REQUIREMENT >> Copy exactly the lines from the start of the material through the line with "from bokeh.resources import INLINE". Pictures stay out of the copy.

INPUT RECORDS >>
_ _ _ _ _

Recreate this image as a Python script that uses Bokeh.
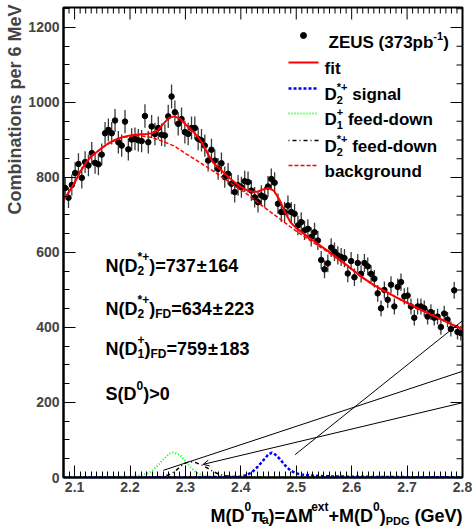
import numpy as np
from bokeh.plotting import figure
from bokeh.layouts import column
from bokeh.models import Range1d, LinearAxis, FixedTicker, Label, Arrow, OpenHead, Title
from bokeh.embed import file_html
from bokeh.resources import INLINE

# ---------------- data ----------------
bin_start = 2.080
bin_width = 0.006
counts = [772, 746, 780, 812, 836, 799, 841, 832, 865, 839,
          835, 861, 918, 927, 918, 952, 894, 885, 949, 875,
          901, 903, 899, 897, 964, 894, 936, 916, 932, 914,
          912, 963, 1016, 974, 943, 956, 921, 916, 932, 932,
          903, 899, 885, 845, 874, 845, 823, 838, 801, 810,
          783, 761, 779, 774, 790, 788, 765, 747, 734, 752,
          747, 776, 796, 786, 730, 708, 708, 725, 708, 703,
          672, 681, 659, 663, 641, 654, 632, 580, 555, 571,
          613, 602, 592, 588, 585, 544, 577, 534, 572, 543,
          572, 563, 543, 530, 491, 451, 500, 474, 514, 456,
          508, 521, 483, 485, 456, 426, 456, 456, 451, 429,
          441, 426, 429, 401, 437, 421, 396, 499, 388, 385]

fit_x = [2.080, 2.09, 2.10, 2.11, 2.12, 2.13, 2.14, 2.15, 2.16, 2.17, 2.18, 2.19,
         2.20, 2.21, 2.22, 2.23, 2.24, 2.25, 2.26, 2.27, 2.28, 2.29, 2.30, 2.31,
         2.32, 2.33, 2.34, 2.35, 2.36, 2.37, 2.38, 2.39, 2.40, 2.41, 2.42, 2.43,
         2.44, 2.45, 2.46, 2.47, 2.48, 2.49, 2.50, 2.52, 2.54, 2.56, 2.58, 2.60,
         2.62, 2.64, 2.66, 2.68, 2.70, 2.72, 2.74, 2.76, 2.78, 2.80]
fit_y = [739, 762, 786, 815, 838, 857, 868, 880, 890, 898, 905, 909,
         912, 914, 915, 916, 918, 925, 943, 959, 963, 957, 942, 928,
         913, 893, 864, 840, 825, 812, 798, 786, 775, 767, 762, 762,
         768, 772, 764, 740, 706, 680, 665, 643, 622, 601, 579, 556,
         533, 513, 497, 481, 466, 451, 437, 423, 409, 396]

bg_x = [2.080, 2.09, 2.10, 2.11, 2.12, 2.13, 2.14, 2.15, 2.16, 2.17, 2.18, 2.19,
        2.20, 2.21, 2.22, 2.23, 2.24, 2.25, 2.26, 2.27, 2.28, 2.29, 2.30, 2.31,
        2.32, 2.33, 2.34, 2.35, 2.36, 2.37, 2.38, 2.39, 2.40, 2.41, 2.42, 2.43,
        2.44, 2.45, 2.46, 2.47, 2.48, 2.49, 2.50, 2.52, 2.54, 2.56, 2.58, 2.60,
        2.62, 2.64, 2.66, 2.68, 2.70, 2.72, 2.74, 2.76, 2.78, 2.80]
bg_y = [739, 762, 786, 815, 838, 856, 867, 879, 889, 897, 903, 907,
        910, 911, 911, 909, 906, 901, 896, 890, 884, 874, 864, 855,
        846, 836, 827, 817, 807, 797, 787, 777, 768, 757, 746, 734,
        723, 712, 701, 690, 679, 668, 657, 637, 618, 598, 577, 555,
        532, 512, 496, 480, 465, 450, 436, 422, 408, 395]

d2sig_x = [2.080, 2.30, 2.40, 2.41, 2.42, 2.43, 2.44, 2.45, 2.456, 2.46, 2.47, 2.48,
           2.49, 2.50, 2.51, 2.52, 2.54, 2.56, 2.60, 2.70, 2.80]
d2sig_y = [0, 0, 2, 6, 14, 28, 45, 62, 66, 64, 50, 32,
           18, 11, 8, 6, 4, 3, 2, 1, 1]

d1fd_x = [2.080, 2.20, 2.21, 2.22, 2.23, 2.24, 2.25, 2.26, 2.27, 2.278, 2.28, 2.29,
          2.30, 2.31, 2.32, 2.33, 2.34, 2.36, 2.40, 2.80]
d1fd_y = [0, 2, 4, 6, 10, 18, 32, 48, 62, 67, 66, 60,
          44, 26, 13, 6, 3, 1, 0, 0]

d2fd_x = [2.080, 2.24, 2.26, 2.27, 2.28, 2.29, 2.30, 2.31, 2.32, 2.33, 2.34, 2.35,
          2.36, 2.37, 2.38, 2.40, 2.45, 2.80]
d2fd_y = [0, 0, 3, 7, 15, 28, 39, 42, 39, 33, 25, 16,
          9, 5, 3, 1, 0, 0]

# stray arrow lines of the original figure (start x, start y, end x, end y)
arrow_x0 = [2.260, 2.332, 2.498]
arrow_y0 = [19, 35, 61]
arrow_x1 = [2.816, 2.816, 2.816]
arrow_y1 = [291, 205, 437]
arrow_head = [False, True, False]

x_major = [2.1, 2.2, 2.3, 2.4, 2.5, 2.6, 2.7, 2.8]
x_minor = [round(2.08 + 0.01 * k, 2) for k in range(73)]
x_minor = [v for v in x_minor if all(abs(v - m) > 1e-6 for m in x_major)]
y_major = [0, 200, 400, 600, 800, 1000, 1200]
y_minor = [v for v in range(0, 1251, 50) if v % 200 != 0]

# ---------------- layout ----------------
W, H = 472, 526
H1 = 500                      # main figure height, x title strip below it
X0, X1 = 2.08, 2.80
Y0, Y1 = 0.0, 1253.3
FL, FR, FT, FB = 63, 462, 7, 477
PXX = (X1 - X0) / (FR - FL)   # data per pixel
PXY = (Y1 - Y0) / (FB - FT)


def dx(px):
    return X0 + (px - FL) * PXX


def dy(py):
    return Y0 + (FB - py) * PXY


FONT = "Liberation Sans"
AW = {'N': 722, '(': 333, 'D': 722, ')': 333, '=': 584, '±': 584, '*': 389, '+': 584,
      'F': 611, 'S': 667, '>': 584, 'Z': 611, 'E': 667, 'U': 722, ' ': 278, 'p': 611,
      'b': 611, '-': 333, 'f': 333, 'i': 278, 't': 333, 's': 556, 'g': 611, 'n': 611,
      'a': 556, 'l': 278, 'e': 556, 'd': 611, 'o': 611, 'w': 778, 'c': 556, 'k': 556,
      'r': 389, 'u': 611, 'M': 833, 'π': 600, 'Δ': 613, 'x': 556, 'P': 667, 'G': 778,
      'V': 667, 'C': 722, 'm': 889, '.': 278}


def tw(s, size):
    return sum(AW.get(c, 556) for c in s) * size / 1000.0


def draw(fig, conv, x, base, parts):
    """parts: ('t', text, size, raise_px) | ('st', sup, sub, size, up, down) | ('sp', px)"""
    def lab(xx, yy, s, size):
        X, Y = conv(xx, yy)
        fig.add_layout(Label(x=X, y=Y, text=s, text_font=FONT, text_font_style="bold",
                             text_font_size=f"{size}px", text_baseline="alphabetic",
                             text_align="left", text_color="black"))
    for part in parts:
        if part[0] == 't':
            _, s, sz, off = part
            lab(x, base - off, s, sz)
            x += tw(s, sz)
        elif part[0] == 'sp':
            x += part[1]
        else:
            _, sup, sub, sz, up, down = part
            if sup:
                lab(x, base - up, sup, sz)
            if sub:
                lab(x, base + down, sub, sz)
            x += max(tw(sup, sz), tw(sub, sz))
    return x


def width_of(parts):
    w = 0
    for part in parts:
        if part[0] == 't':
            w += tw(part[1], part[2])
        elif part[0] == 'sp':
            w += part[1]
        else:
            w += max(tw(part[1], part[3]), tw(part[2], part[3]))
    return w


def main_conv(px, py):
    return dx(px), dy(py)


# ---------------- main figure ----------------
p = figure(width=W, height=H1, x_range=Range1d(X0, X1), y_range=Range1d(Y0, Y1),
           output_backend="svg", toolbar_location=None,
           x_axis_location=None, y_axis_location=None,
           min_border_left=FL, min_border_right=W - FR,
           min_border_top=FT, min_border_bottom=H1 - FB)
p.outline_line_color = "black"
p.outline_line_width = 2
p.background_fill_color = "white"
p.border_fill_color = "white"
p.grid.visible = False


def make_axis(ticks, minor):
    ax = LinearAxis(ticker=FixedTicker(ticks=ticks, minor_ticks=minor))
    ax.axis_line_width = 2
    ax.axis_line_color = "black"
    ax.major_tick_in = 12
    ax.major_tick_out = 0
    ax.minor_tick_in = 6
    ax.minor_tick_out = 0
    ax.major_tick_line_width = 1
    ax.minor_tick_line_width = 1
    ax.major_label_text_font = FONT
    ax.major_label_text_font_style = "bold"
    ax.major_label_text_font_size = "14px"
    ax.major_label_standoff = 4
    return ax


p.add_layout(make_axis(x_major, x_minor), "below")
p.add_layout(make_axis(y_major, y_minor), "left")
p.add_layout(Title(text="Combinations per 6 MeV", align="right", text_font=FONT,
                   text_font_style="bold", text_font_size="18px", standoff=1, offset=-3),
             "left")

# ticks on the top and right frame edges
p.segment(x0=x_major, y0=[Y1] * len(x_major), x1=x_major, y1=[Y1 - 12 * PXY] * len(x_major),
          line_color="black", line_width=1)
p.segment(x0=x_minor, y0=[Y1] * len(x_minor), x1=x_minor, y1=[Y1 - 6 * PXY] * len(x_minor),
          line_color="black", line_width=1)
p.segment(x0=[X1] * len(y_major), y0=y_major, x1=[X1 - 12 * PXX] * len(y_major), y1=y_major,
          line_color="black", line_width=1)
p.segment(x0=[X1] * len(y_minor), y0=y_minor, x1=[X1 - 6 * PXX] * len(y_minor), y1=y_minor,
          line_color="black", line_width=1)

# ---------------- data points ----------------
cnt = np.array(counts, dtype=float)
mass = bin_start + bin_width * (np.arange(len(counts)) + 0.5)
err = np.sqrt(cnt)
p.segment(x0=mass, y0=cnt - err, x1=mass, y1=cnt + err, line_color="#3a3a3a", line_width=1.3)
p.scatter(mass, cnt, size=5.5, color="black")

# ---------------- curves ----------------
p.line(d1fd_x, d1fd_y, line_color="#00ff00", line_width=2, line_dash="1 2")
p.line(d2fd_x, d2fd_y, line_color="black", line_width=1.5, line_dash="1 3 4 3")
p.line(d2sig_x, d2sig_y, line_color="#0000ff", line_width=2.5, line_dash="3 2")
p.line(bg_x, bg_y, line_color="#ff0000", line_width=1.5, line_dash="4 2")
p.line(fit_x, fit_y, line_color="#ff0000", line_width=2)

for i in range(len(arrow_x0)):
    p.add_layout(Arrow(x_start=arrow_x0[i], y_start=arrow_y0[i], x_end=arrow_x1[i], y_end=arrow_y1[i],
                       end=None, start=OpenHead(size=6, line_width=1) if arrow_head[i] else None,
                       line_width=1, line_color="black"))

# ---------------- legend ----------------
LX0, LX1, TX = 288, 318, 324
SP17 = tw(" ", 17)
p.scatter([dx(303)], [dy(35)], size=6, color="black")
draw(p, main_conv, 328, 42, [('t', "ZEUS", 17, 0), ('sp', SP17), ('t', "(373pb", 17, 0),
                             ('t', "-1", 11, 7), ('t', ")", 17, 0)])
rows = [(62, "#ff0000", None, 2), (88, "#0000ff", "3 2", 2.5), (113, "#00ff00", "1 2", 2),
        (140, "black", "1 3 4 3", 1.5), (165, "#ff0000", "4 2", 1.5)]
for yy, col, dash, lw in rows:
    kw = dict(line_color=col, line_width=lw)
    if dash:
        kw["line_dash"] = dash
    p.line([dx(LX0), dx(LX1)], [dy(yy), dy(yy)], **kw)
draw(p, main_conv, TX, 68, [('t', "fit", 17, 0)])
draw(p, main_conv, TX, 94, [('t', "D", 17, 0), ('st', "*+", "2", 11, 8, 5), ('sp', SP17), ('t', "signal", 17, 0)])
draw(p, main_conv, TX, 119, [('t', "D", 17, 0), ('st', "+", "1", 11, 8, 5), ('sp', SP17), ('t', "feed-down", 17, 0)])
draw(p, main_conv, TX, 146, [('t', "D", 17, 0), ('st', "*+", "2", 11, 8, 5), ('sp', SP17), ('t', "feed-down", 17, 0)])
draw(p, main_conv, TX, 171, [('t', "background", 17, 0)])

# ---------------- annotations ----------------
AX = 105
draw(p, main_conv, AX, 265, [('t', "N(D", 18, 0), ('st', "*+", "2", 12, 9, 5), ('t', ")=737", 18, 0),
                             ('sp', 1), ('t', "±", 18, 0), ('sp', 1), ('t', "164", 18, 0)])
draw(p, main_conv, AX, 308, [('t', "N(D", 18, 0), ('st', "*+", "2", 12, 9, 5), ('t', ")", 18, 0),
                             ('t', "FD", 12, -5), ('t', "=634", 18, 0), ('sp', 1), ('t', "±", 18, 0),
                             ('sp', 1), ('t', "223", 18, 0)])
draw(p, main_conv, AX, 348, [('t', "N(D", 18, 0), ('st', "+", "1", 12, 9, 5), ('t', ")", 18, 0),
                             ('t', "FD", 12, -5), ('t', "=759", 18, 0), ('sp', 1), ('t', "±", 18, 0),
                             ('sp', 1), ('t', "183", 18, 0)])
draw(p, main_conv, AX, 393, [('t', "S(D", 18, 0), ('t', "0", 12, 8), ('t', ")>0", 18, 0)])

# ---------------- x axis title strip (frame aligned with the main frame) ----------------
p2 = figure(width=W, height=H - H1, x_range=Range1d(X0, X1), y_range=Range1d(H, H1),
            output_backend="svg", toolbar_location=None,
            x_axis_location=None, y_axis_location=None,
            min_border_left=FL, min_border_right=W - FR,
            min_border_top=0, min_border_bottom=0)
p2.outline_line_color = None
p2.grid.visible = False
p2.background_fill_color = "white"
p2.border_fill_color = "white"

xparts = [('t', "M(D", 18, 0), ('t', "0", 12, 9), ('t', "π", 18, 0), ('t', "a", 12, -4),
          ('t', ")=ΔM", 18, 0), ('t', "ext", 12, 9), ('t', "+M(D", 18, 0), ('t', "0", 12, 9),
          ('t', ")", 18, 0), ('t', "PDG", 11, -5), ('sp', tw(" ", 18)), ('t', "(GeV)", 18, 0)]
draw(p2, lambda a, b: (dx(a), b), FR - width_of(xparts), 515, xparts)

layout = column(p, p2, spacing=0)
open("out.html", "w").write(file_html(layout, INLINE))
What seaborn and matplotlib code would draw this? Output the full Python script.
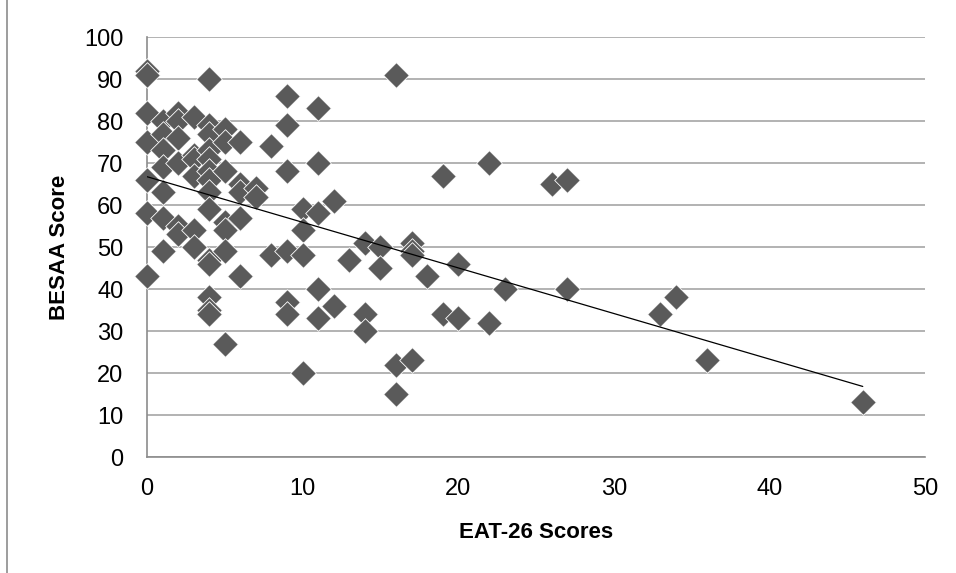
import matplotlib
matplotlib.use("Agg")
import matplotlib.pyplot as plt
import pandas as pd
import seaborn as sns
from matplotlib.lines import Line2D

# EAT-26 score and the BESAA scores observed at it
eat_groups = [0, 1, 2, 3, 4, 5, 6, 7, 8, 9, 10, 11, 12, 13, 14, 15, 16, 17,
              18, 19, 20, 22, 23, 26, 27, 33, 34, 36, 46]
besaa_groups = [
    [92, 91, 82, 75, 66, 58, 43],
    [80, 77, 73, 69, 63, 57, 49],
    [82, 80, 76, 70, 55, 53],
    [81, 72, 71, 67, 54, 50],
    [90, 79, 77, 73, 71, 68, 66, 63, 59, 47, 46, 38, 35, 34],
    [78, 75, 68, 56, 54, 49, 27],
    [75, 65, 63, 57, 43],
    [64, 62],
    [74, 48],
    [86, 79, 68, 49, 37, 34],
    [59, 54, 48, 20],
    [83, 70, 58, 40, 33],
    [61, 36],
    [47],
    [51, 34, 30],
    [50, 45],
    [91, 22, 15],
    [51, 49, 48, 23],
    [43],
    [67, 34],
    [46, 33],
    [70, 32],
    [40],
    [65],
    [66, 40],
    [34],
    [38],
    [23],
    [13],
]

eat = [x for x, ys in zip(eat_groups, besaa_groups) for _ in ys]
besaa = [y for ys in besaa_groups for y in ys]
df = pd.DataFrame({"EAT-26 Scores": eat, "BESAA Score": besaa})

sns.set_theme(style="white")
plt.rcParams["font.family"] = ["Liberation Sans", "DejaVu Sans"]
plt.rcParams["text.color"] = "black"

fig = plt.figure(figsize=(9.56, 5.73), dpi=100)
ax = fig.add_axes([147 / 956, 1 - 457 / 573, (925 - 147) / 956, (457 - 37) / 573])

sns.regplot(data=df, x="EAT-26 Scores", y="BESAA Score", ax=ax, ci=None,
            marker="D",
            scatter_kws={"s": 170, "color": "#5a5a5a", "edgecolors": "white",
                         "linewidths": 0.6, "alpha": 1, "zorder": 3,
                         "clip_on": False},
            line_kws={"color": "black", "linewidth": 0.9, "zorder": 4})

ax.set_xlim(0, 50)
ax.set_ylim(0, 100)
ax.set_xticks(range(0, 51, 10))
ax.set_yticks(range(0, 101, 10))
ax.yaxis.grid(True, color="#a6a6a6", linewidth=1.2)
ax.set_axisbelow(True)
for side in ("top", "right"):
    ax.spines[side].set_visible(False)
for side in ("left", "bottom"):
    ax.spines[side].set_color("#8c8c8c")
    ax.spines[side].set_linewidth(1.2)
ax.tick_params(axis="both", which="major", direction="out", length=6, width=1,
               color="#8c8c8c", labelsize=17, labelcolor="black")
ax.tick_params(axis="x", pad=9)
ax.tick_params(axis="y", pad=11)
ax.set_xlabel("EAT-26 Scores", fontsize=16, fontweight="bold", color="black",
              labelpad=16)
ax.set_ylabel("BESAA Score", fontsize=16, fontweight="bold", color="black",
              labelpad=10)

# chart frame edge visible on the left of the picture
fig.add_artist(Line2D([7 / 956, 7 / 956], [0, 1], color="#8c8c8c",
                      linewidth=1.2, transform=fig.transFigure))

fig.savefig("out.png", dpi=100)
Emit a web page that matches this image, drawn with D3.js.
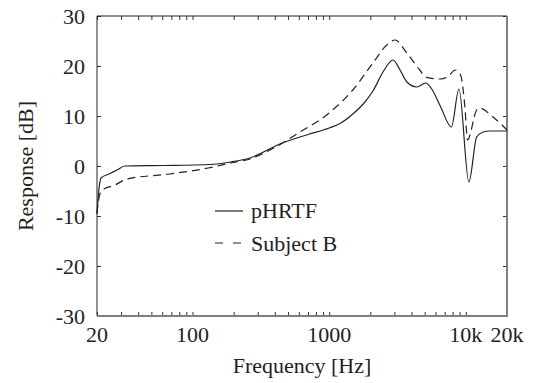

_ _ _ _ _

RESPONSE TO THIS EXERCISE >>
Recreate this image as a Python script that uses Bokeh.
import numpy as np
from bokeh.plotting import figure
from bokeh.layouts import column
from bokeh.models import Range1d, LinearAxis, FixedTicker, Label, Arrow, OpenHead, Title
from bokeh.embed import file_html
from bokeh.resources import INLINE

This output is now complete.